Decoder configuration

  • ATTENTION_SIZE: Decoder RNN size.
  • ADDITIONAL_OUTPUT_MERGE_MODE: Merge mode for the deep output layer.
  • SKIP_VECTORS_HIDDEN_SIZE: Deep output layer size
  • INIT_LAYERS: Initialize the first decoder state with these layers (from the encoder).
  • SKIP_VECTORS_SHARED_ACTIVATION: Activation for the skip vectors.

Transformer model

  • MODEL_SIZE: Transformer model size (dmodel in de paper).
  • MULTIHEAD_ATTENTION_ACTIVATION: Activation the input projections in the Multi-Head Attention blocks.
  • FF_SIZE: Size of the feed-forward layers of the Transformer model.
  • N_HEADS: Number of parallel attention layers of the Transformer model.


Regularization functions

  • REGULARIZATION_FN: Regularization function. ‘L1’, ‘L2’ and ‘L1_L2’ supported.
  • WEIGHT_DECAY: L2 regularization in non-recurrent layers.
  • RECURRENT_WEIGHT_DECAY: L2 regularization in recurrent layers
  • DOUBLE_STOCHASTIC_ATTENTION_REG: Doubly stochastic attention (Eq. 14 from arXiv:1502.03044).


  • DROPOUT_P: Percentage of units to drop in non-recurrent layers (0 means no dropout).
  • RECURRENT_DROPOUT_P: Percentage of units to drop in recurrent layers(0 means no dropout).
  • ATTENTION_DROPOUT_P: Percentage of units to drop in attention layers (0 means no dropout).
  • ATTENTION_DROPOUT_P: Percentage of units to drop in attention layers (0 means no dropout).

Gaussian noise

  • USE_NOISE: Apply gaussian noise during training.
  • NOISE_AMOUNT: Amount of noise.

Batch normalization

  • USE_BATCH_NORMALIZATION: Batch normalization regularization in non-recurrent layers and recurrent inputs. If True it is recommended to deactivate Dropout.
  • BATCH_NORMALIZATION_MODE: Sample-wise or feature-wise BN mode.

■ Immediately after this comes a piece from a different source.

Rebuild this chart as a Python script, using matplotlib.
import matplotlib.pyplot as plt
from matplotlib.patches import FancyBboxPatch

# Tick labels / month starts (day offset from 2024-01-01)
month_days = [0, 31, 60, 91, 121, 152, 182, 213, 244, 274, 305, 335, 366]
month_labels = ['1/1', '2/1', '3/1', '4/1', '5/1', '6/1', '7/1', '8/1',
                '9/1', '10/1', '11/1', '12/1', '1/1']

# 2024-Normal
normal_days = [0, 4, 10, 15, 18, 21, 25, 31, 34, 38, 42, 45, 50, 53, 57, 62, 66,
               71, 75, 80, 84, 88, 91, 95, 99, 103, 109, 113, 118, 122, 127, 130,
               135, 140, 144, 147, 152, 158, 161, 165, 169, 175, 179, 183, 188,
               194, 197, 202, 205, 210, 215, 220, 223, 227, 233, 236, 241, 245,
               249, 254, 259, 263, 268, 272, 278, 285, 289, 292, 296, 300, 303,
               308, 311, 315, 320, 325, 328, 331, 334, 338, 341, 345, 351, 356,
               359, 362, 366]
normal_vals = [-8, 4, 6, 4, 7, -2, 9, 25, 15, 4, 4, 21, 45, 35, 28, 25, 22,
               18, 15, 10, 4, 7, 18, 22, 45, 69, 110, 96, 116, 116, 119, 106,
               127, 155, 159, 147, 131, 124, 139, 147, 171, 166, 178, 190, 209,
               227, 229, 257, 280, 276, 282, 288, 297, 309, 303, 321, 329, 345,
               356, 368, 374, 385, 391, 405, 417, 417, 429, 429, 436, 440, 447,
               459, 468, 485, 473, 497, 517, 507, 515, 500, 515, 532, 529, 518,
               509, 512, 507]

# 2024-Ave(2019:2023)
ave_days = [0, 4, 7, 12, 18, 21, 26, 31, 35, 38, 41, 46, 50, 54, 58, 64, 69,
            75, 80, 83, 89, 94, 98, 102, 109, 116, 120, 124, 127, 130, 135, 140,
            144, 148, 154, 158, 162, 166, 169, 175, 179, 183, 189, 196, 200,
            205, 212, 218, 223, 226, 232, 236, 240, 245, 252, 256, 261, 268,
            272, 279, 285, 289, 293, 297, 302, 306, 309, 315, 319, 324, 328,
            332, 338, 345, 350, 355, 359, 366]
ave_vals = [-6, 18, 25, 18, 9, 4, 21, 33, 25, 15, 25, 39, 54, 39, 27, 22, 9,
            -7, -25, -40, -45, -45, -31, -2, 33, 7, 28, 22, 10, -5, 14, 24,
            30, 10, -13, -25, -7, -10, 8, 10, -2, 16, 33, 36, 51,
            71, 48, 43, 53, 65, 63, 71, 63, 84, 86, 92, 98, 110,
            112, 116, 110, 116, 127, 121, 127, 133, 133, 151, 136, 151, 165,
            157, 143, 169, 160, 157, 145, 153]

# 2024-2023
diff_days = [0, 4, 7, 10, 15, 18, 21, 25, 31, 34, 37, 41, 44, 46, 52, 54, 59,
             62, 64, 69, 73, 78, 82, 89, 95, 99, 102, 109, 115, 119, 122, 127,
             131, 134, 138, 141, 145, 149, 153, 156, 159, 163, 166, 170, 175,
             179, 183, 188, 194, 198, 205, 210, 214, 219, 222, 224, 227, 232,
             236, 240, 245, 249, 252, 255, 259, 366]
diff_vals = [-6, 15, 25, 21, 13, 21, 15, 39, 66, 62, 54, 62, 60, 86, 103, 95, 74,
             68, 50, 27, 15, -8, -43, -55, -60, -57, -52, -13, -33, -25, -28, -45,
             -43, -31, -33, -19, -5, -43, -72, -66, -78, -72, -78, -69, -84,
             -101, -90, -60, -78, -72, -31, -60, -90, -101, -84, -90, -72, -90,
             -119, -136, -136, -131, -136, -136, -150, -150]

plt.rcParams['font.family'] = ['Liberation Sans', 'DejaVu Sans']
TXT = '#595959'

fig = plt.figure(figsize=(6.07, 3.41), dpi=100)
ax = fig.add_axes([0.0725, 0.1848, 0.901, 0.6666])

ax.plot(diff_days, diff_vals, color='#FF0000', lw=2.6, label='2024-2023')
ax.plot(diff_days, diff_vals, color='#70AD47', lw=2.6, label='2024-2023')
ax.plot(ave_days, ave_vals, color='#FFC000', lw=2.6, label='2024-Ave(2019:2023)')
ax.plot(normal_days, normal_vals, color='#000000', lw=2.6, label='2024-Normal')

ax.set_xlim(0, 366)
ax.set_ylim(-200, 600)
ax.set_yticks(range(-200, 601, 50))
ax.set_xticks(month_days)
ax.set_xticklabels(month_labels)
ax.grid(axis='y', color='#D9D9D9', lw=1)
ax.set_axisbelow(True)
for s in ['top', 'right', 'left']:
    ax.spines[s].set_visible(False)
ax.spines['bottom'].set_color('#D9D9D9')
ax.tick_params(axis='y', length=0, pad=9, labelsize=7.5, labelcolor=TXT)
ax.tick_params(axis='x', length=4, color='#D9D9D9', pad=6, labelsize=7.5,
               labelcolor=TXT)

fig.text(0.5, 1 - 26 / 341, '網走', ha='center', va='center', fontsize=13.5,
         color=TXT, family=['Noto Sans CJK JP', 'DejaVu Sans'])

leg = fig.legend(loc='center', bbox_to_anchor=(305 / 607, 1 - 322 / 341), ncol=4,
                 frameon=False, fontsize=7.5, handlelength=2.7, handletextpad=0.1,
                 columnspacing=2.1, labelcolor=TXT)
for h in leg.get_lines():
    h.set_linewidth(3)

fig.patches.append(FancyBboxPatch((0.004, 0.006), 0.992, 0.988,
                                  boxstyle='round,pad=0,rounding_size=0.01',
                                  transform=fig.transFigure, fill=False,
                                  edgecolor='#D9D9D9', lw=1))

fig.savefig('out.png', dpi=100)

Additional normalization layers

  • USE_PRELU: Apply use PReLU activations as regularizer.
  • USE_L1: L1 normalization on the features.
  • USE_L2: Apply L2 function on the features.

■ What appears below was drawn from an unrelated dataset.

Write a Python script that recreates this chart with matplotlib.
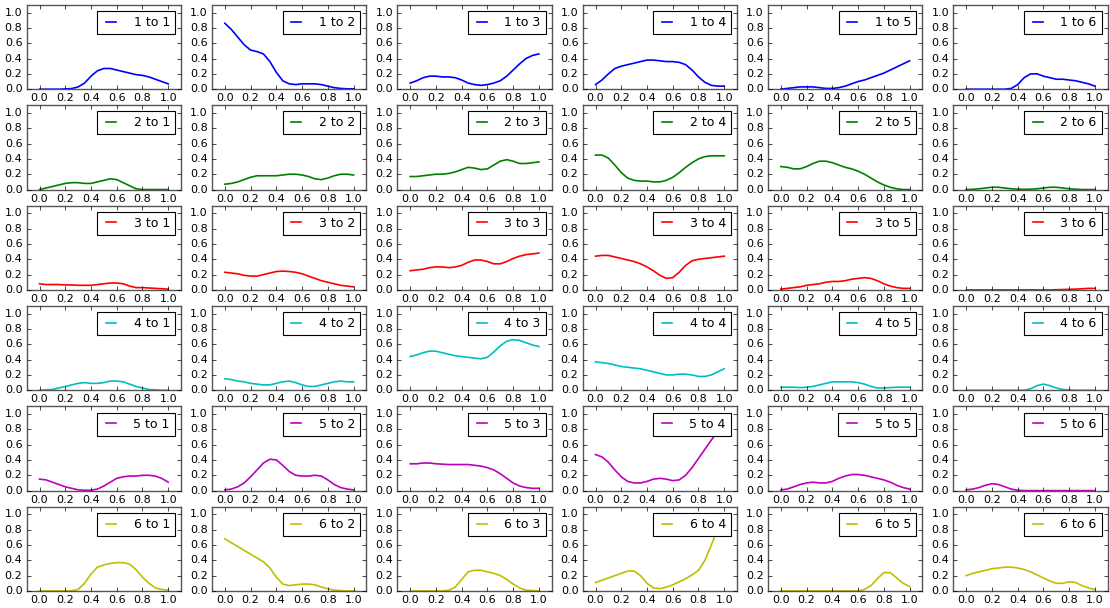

  • TENSORBOARD: Switches On/Off the tensorboard callback.
  • LOG_DIR: irectory to store teh model. Will be created inside STORE_PATH.
  • EMBEDDINGS_FREQ: Frequency (in epochs) at which selected embedding layers will be saved.
  • EMBEDDINGS_LAYER_NAMES: A list of names of layers to keep eye on. If None or empty list all the embedding layer will be watched.
  • EMBEDDINGS_METADATA: Dictionary which maps layer name to a file name in which metadata for this embedding layer is saved.
  • LABEL_WORD_EMBEDDINGS_WITH_VOCAB: Whether to use vocabularies as word embeddings labels (will overwrite EMBEDDINGS_METADATA).
  • WORD_EMBEDDINGS_LABELS: Vocabularies for labeling. Must match EMBEDDINGS_LAYER_NAMES.

Storage and plotting

  • MODEL_NAME: Name for the model.
  • STORE_PATH: Models and evaluation results will be stored here.
  • DATASET_STORE_PATH: Dataset instance will be stored here.
  • SAMPLING_SAVE_MODE: Save evaluation outputs in this format. Set to ‘list’ for a raw file.
  • VERBOSE: Verbosity level.
  • RELOAD: Reload a stored model. If 0 start training from scratch, otherwise use the model from this epoch/update.
  • REBUILD_DATASET: Build dataset again or use a stored instance.